Ghostwalk By Rebecca Stott
Lydia Brooke is asked by an ex-lover to complete a book that his mother has been writing about the alchemical career of Sir Isaac Newton. The son had found his mother drowned, Newton’s prism grasped in her hand. While Lydia works to complete the manuscript, the past starts to press through into the present.
This is the first novel by academic Rebecca Stott, Professor of Literature at Anglia Ruskin University. Previously she had written such books as a partial biography of Charles Darwin.
At a talk that I attended, she said that one of the seeds of this book had been a chance encounter with a German expert on meteors, a scene recreated in the story. She also mentioned that the mother’s house in the book is based upon one in Hemingford Grey. I remembered that the Manor at Hemingford Grey was the basis of the GreenKnowe children’s books (written by Lucy Boston from 1954 to 1976) and I asked if there was a connection. Apparently the manor, a curious building which I once visited, is lived in by a relative of the architect who built the home in Rebecca’s book.

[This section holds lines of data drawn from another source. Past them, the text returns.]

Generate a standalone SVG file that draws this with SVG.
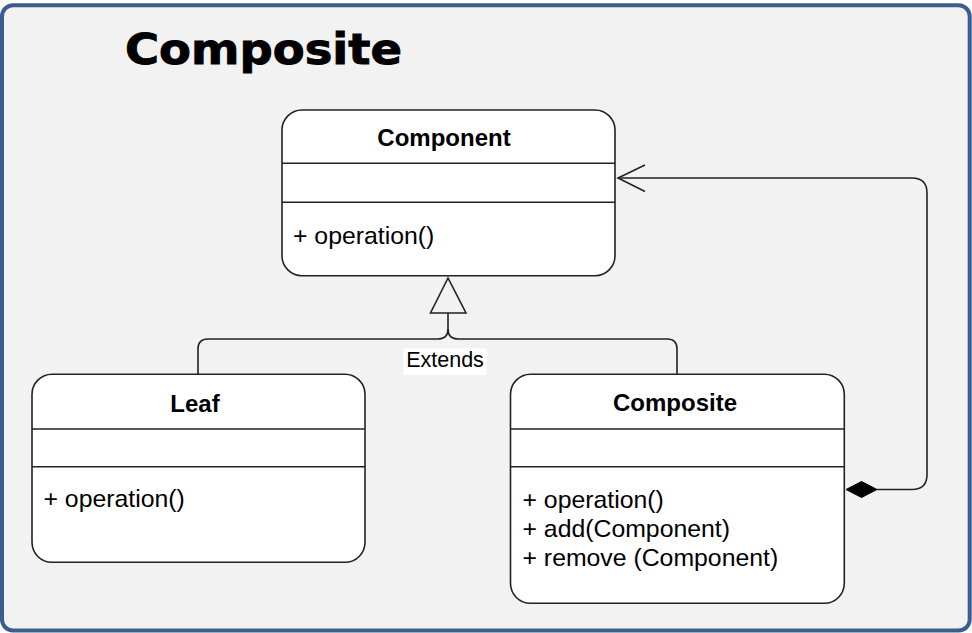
<svg xmlns="http://www.w3.org/2000/svg" width="972" height="633" viewBox="0 0 972 633">
<style>
.box{fill:#ffffff;stroke:#222222;stroke-width:1.6}
.div{stroke:#222222;stroke-width:1.6}
.title{font-family:"Liberation Sans",Arial,sans-serif;font-weight:bold;font-size:24px;fill:#000;text-anchor:middle}
.m{font-family:"Liberation Sans",Arial,sans-serif;font-size:24.8px;fill:#000}
.con{fill:none;stroke:#222222;stroke-width:1.6}
</style>
<rect x="2" y="5.3" width="967.7" height="625.2" rx="11" fill="#f2f2f2" stroke="#3b5e8c" stroke-width="4"/>
<text x="125" y="63.5" font-family="'DejaVu Sans',sans-serif" font-weight="bold" font-size="42" stroke="#000" stroke-width="0.9" textLength="277" lengthAdjust="spacingAndGlyphs">Composite</text>

<g id="connectors">
  <path class="con" d="M448 313 V329 Q448 339 438 339 H208 Q198 339 198 349 V374.3"/>
  <path class="con" d="M448 329 Q448 339 458 339 H667 Q677 339 677 349 V374.3"/>
  <polygon class="con" points="448,278 430.5,313 466,313" fill="none"/>
  <rect x="403.5" y="348.5" width="83" height="26.5" fill="#ffffff"/>
  <text x="445" y="367" font-family="'Liberation Sans',Arial,sans-serif" font-size="21.5" text-anchor="middle">Extends</text>
  <path class="con" d="M877 489.5 H912 Q927 489.5 927 474.5 V193 Q927 178 912 178 H618"/>
  <polyline class="con" points="645,165 618,178 645,191.5"/>
  <polygon points="846,489.5 861.5,481.5 877,489.5 861.5,497.5" fill="#000" stroke="#000" stroke-width="1"/>
</g>

<g id="component">
  <rect class="box" x="282" y="110" width="333" height="165.7" rx="20"/>
  <line class="div" x1="282" y1="163.3" x2="615" y2="163.3"/>
  <line class="div" x1="282" y1="202.3" x2="615" y2="202.3"/>
  <text class="title" x="444" y="146">Component</text>
  <text class="m" x="293" y="244">+ operation()</text>
</g>

<g id="leaf">
  <rect class="box" x="32" y="374.3" width="333" height="188" rx="20"/>
  <line class="div" x1="32" y1="429" x2="365" y2="429"/>
  <line class="div" x1="32" y1="466.7" x2="365" y2="466.7"/>
  <text class="title" x="195" y="411.5">Leaf</text>
  <text class="m" x="43.5" y="507">+ operation()</text>
</g>

<g id="composite">
  <rect class="box" x="510.5" y="374.3" width="333.8" height="229" rx="20"/>
  <line class="div" x1="510.5" y1="429" x2="844.3" y2="429"/>
  <line class="div" x1="510.5" y1="466.7" x2="844.3" y2="466.7"/>
  <text class="title" x="675" y="411">Composite</text>
  <text class="m" x="522.5" y="508">+ operation()</text>
  <text class="m" x="522.5" y="537">+ add(Component)</text>
  <text class="m" x="522.5" y="565.5">+ remove (Component)</text>
</g>
</svg>
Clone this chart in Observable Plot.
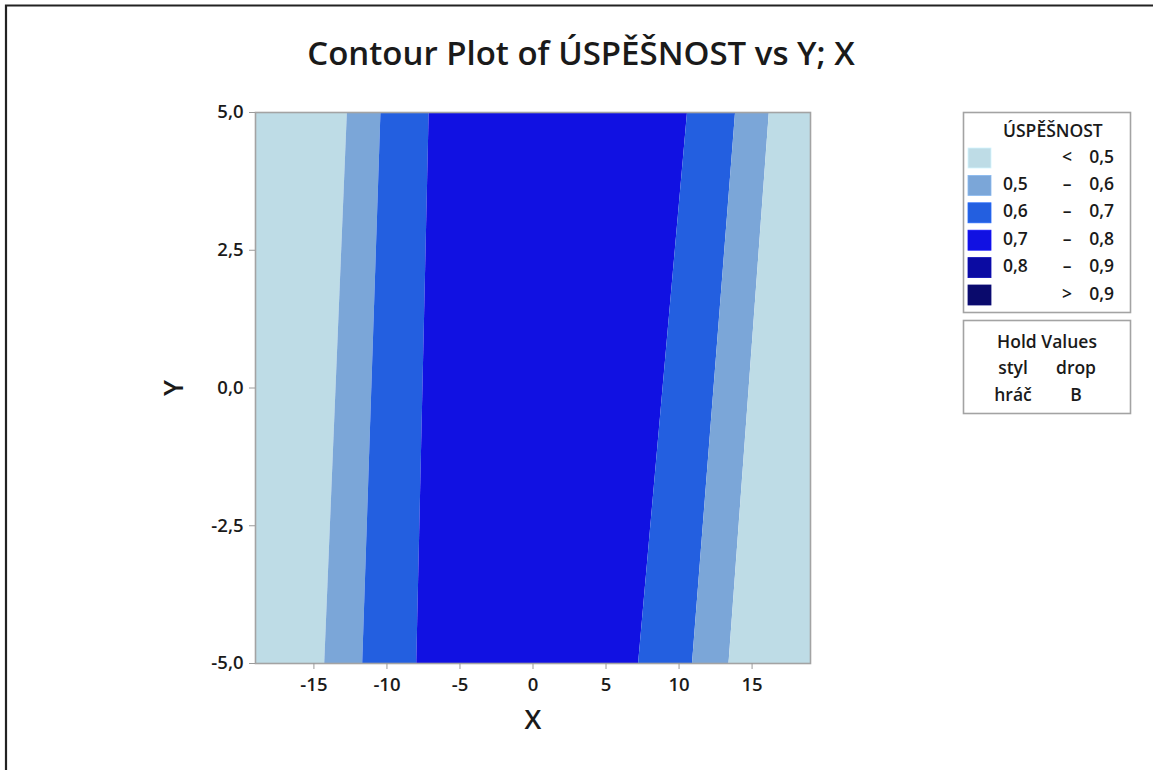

“Ghostwalk” is a slow burn of a tale with characters you might believe in but cannot trust. Translated into various languages (the Italian edition is entitled “The Newton Code” and got into that country’s best-seller charts for weeks) this is fast becoming a success.
Alchemists of my acquaintance still regard Newton as an Atriarch because of his local connections. Hopefully, this book will make a few more people check out the historical background to this yarn.